Where should you go when the world seems strange, when you’re full of rage, and confusion reigns? Well, you might look to go Elsewhere. The punky prog-rock brainchild of Bostonian Michael Aroian, Elsewhere shreds full steam ahead at topics like addiction, disease, politics, and religion. With Aroian at his prophetic pulpit axe-in-hand and mic-to-mouth, he’s flanked by percussion professor Adam Soucy and bass-boss Jay Raffi. Over the years, the band has rostered a slew of New England artists as they raked in listeners and toured worldwide, releasing EP after EP.
However, with the onset of the COVID-19 pandemic and a shocking cancer diagnosis for Aroian, the band evolved into its modern form. Their most recent release Life… is a Fraction marks a shift towards more concept-driven work from the trio. The 2022 album is Aroian’s colossal project exploring his recovery from cancer and the phenomenon he experienced throughout: each day seems faster than the last, as it represents a smaller fraction of the life we’ve lived thus far. The New Year brings a new slate of tour dates for the thoughtful and raucous tribe, enabling them to further spread their revelations to headbangers worldwide.
Off the aforementioned album, Elsewhere’s track “Life… is a Fraction: VI. Realization” stands alone as an epic rock tirade against moralist mind-controllers. In the context of the album, it follows the protagonist’s terminal diagnosis, where we find them irate towards the dogmatic, bureaucratic parasites that lied to them about the meaning and promises of life. Launched immediately from full-gain chords and the syncopated crashes of Soucy’s cymbals, the song winds through enraged realizations of deceit, gradually escalating towards… a bridge. Yes. A bridge at the end of this song leads you further down Aroian’s mad path of contemplation in the next track. Buckle up.

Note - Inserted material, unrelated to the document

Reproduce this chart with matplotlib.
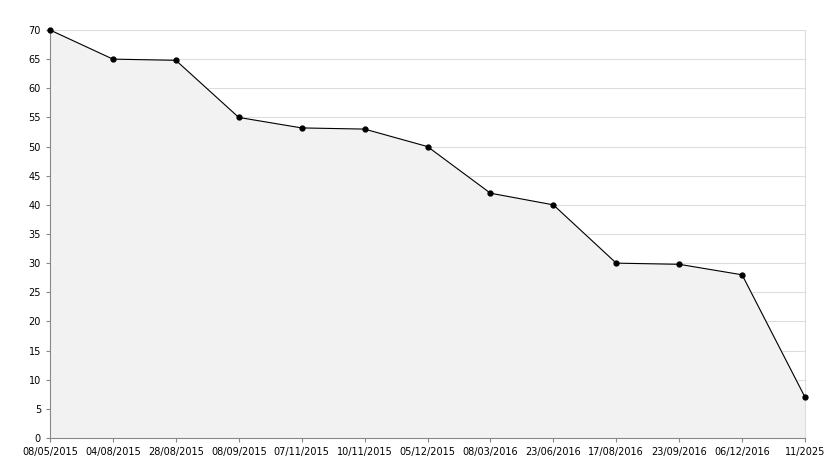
import matplotlib.pyplot as plt

dates = ["08/05/2015", "04/08/2015", "28/08/2015", "08/09/2015", "07/11/2015",
         "10/11/2015", "05/12/2015", "08/03/2016", "23/06/2016", "17/08/2016",
         "23/09/2016", "06/12/2016", "11/2025"]
values = [70, 65, 64.8, 55, 53.2, 53, 50, 42, 40, 30, 29.8, 28, 7]

fig = plt.figure(figsize=(8.34, 4.68), dpi=100)
ax = fig.add_axes([50 / 834, 30 / 468, 755 / 834, 408 / 468])
x = list(range(len(values)))
ax.fill_between(x, values, 0, color="#f2f2f2")
ax.plot(x, values, color="black", lw=0.8, marker="o", ms=3.5, clip_on=False, zorder=5)
ax.set_xlim(0, len(values) - 1)
ax.set_ylim(0, 70)
ax.set_yticks(range(0, 71, 5))
ax.set_xticks(x)
ax.set_xticklabels(dates)
ax.tick_params(labelsize=7, length=3, color="#888888")
ax.grid(axis="y", color="#dddddd", lw=0.8)
ax.set_axisbelow(True)
ax.spines["top"].set_visible(False)
ax.spines["right"].set_color("#dddddd")
for s in ["left", "bottom"]:
    ax.spines[s].set_color("#888888")
fig.savefig("out.png", dpi=100)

The video for “Life… is a Fraction: VI. Realization” democratizes Aroian’s personal journey. In it, we find an alternate female protagonist vehemently vlogging, presumptively fresh off a diagnosis or other agonizing revelation. Between shots of Aroian, Soucy, and Raffi melting minds, she rails against church, state, and general hate. Images of her enemies flash throughout until she hits the bridge and leaves them behind. As the song takes its final breath, she stands up from her chair with resolve and freedom from the vampires of yesterday – then walks off deeper into Elsewhere.